+++ Recorded data +++

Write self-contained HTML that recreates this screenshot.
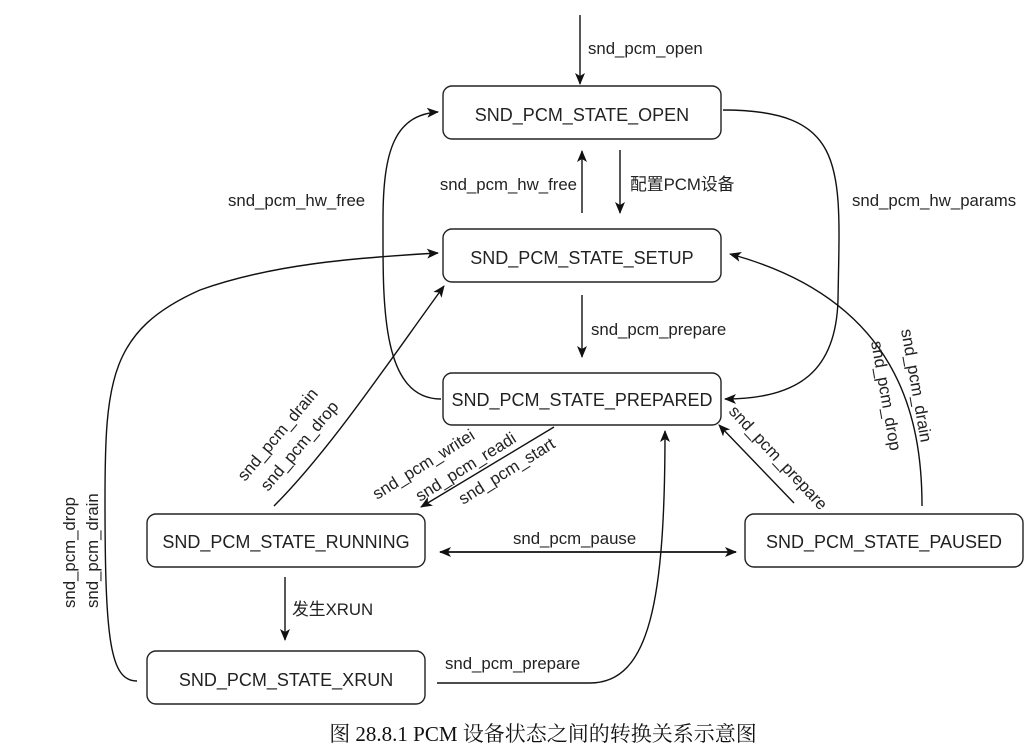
<!DOCTYPE html>
<html><head><meta charset="utf-8"><style>
html,body{margin:0;padding:0;background:#fff;}
svg{display:block;}
text{font-family:"Liberation Sans","Noto Sans CJK SC",sans-serif;fill:#222;font-size:16.8px;}
.b{font-size:18px;}
</style></head><body>
<svg width="1036" height="747" viewBox="0 0 1036 747">
<defs><marker id="a" markerWidth="12" markerHeight="10" refX="11" refY="5" orient="auto" markerUnits="userSpaceOnUse"><path d="M0,0 L12,5 L0,10 L3,5 Z" fill="#111"/></marker></defs>
<g fill="none" stroke="#222" stroke-width="1.4">
<rect x="443" y="86" width="278" height="53" rx="9"/>
<rect x="443" y="229" width="278" height="53" rx="9"/>
<rect x="443" y="373" width="278" height="52" rx="9"/>
<rect x="147" y="514" width="278" height="53" rx="9"/>
<rect x="745" y="514" width="278" height="53" rx="9"/>
<rect x="147" y="651" width="278" height="53" rx="9"/>
</g>
<g fill="none" stroke="#111" stroke-width="1.4" marker-end="url(#a)">
<path d="M580,15 V84"/>
<path d="M582,213 V151"/>
<path d="M620,150 V213"/>
<path d="M582,295 V357"/>
<path d="M723,110 C850,110 840,170 838,300 C836,370 800,399 725,399"/>
<path d="M441,399 C380,399 383,300 383,220 C383,150 395,115 438,112"/>
<path d="M274,506 C330,450 390,360 444,286"/>
<path d="M922,506 C922,420 900,300 730,254"/>
<path d="M794,503 L719,425"/>
<path d="M554,427 L421,507"/>
<path d="M437,683 H590 C650,683 665,600 665,431"/>
<path d="M285,577 V640"/>
<path d="M137,681 C110,681 105,640 105,500 C105,380 110,330 200,290 C270,265 350,258 438,253"/>
<path d="M440,552 H736"/>
<path d="M736,552 H440"/>
</g>
<g text-anchor="middle">
<text class="b" x="582" y="121">SND_PCM_STATE_OPEN</text>
<text class="b" x="582" y="264">SND_PCM_STATE_SETUP</text>
<text class="b" x="582" y="406">SND_PCM_STATE_PREPARED</text>
<text class="b" x="286" y="548">SND_PCM_STATE_RUNNING</text>
<text class="b" x="884" y="548">SND_PCM_STATE_PAUSED</text>
<text class="b" x="286" y="686">SND_PCM_STATE_XRUN</text>
</g>
<text x="588" y="54">snd_pcm_open</text>
<text x="577" y="190" text-anchor="end">snd_pcm_hw_free</text>
<text x="630" y="190">配置PCM设备</text>
<text x="228" y="206">snd_pcm_hw_free</text>
<text x="852" y="206">snd_pcm_hw_params</text>
<text x="591" y="335">snd_pcm_prepare</text>
<text x="513" y="544">snd_pcm_pause</text>
<text x="445" y="669">snd_pcm_prepare</text>
<text x="292" y="615">发生XRUN</text>
<text transform="translate(245,482) rotate(-50)">snd_pcm_drain</text>
<text transform="translate(268,492) rotate(-50)">snd_pcm_drop</text>
<text transform="translate(377,500) rotate(-32)">snd_pcm_writei</text>
<text transform="translate(420,502) rotate(-32)">snd_pcm_readi</text>
<text transform="translate(463,505) rotate(-32)">snd_pcm_start</text>
<text transform="translate(728,412) rotate(47)">snd_pcm_prepare</text>
<text transform="translate(901,330) rotate(80)">snd_pcm_drain</text>
<text transform="translate(871,342) rotate(80)">snd_pcm_drop</text>
<text transform="translate(75,608) rotate(-90)">snd_pcm_drop</text>
<text transform="translate(98,608) rotate(-90)">snd_pcm_drain</text>
<text x="543" y="741" text-anchor="middle" style="font-family:'Liberation Serif','Noto Serif CJK SC',serif;font-size:21px;fill:#111">图  28.8.1 PCM 设备状态之间的转换关系示意图</text>
</svg>
</body></html>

+++

## What to produce
Omit every picture, then reproduce the rest of the listing exactly.

## Reply
Write self-contained HTML that recreates this screenshot.
<!DOCTYPE html>
<html><head><meta charset="utf-8"><style>
html,body{margin:0;padding:0;background:#fff;}
svg{display:block;}
text{font-family:"Liberation Sans","Noto Sans CJK SC",sans-serif;fill:#222;font-size:16.8px;}
.b{font-size:18px;}
</style></head><body>
<svg width="1036" height="747" viewBox="0 0 1036 747">
<defs><marker id="a" markerWidth="12" markerHeight="10" refX="11" refY="5" orient="auto" markerUnits="userSpaceOnUse"><path d="M0,0 L12,5 L0,10 L3,5 Z" fill="#111"/></marker></defs>
<g fill="none" stroke="#222" stroke-width="1.4">
<rect x="443" y="86" width="278" height="53" rx="9"/>
<rect x="443" y="229" width="278" height="53" rx="9"/>
<rect x="443" y="373" width="278" height="52" rx="9"/>
<rect x="147" y="514" width="278" height="53" rx="9"/>
<rect x="745" y="514" width="278" height="53" rx="9"/>
<rect x="147" y="651" width="278" height="53" rx="9"/>
</g>
<g fill="none" stroke="#111" stroke-width="1.4" marker-end="url(#a)">
<path d="M580,15 V84"/>
<path d="M582,213 V151"/>
<path d="M620,150 V213"/>
<path d="M582,295 V357"/>
<path d="M723,110 C850,110 840,170 838,300 C836,370 800,399 725,399"/>
<path d="M441,399 C380,399 383,300 383,220 C383,150 395,115 438,112"/>
<path d="M274,506 C330,450 390,360 444,286"/>
<path d="M922,506 C922,420 900,300 730,254"/>
<path d="M794,503 L719,425"/>
<path d="M554,427 L421,507"/>
<path d="M437,683 H590 C650,683 665,600 665,431"/>
<path d="M285,577 V640"/>
<path d="M137,681 C110,681 105,640 105,500 C105,380 110,330 200,290 C270,265 350,258 438,253"/>
<path d="M440,552 H736"/>
<path d="M736,552 H440"/>
</g>
<g text-anchor="middle">
<text class="b" x="582" y="121">SND_PCM_STATE_OPEN</text>
<text class="b" x="582" y="264">SND_PCM_STATE_SETUP</text>
<text class="b" x="582" y="406">SND_PCM_STATE_PREPARED</text>
<text class="b" x="286" y="548">SND_PCM_STATE_RUNNING</text>
<text class="b" x="884" y="548">SND_PCM_STATE_PAUSED</text>
<text class="b" x="286" y="686">SND_PCM_STATE_XRUN</text>
</g>
<text x="588" y="54">snd_pcm_open</text>
<text x="577" y="190" text-anchor="end">snd_pcm_hw_free</text>
<text x="630" y="190">配置PCM设备</text>
<text x="228" y="206">snd_pcm_hw_free</text>
<text x="852" y="206">snd_pcm_hw_params</text>
<text x="591" y="335">snd_pcm_prepare</text>
<text x="513" y="544">snd_pcm_pause</text>
<text x="445" y="669">snd_pcm_prepare</text>
<text x="292" y="615">发生XRUN</text>
<text transform="translate(245,482) rotate(-50)">snd_pcm_drain</text>
<text transform="translate(268,492) rotate(-50)">snd_pcm_drop</text>
<text transform="translate(377,500) rotate(-32)">snd_pcm_writei</text>
<text transform="translate(420,502) rotate(-32)">snd_pcm_readi</text>
<text transform="translate(463,505) rotate(-32)">snd_pcm_start</text>
<text transform="translate(728,412) rotate(47)">snd_pcm_prepare</text>
<text transform="translate(901,330) rotate(80)">snd_pcm_drain</text>
<text transform="translate(871,342) rotate(80)">snd_pcm_drop</text>
<text transform="translate(75,608) rotate(-90)">snd_pcm_drop</text>
<text transform="translate(98,608) rotate(-90)">snd_pcm_drain</text>
<text x="543" y="741" text-anchor="middle" style="font-family:'Liberation Serif','Noto Serif CJK SC',serif;font-size:21px;fill:#111">图  28.8.1 PCM 设备状态之间的转换关系示意图</text>
</svg>
</body></html>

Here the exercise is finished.